West Hampton Dunes has been directly impacted by major storms more than once the 1938 hurricane, the 1991 Halloween Nor’easter, and a second nor’easter in 1992 that breached the barrier island itself. Hurricane Sandy in 2012 created a 300-foot breach at Cupsogue Beach County Park that required a $6 million emergency closure. This is the active weather reality that every outdoor construction decision here needs to account for.
The outdoor structures that perform best in this environment are built low to the ground where possible, anchored properly to account for wind uplift, and designed with drainage in mind so that storm surge and heavy rain move through rather than pool against the structure. Masonry patios set on properly compacted, well-draining bases hold up significantly better than those set on inadequate sub-bases that shift when sand moves. Decks built with coastal-rated hardware and properly anchored ledger connections survive the kind of wind loads that pull apart inferior construction. The investment in doing it right the first time is always less than rebuilding it after the next nor’easter.

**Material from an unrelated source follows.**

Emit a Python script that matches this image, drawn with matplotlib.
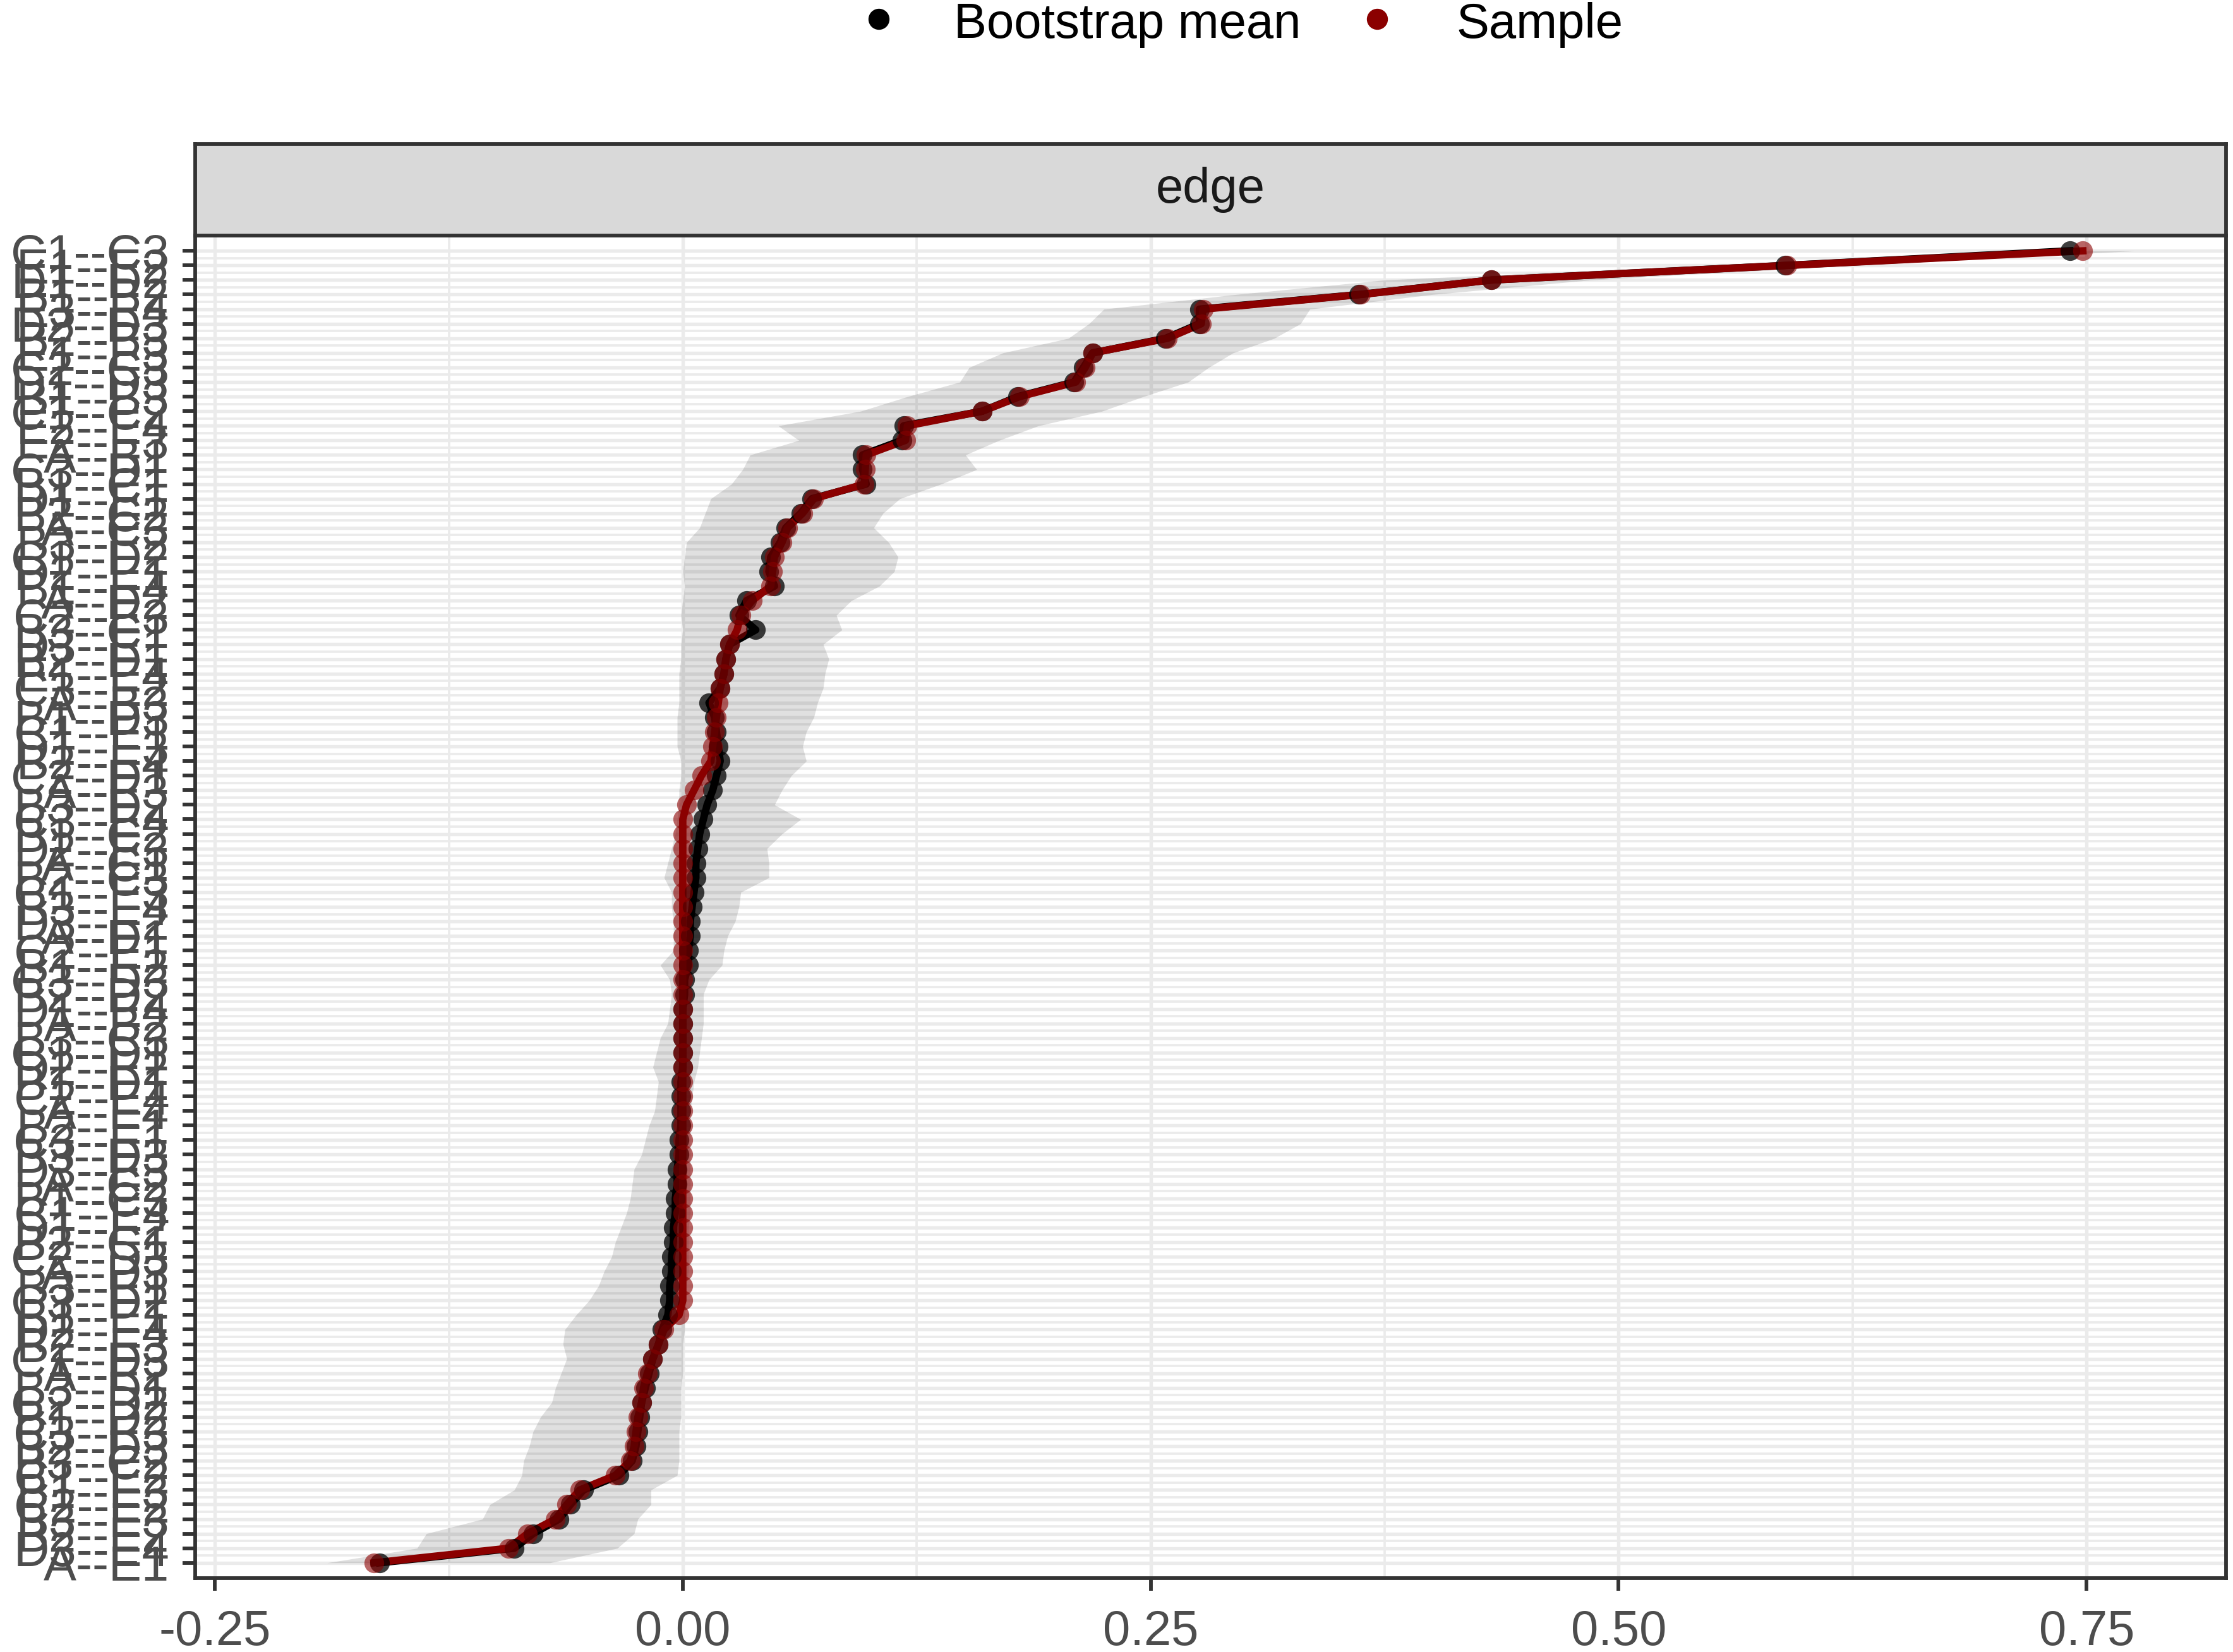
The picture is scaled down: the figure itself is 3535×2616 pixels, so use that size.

Suffolk County requires all home improvement contractors to be licensed through the Suffolk County Department of Consumer Affairs. You can verify a contractor’s license status directly through the county’s online license lookup tool it’s public, it’s free, and it takes about two minutes. If a contractor can’t give you a license number to look up, that’s your answer.
West Hampton Dunes adds another layer: the village has its own contractor licensing requirements under Chapter 240 of the village code. This means county licensing is necessary but not always sufficient on its own for work within the village. Beyond licensing, ask for a certificate of insurance that names you as an additional insured for the duration of the project. This matters more than most homeowners realize if an unlicensed or uninsured worker is injured on your Dune Road property, the liability exposure can fall on you. On a property valued in the range of what West Hampton Dunes homes are worth today, that’s not a risk worth taking to save a few hundred dollars on a quote.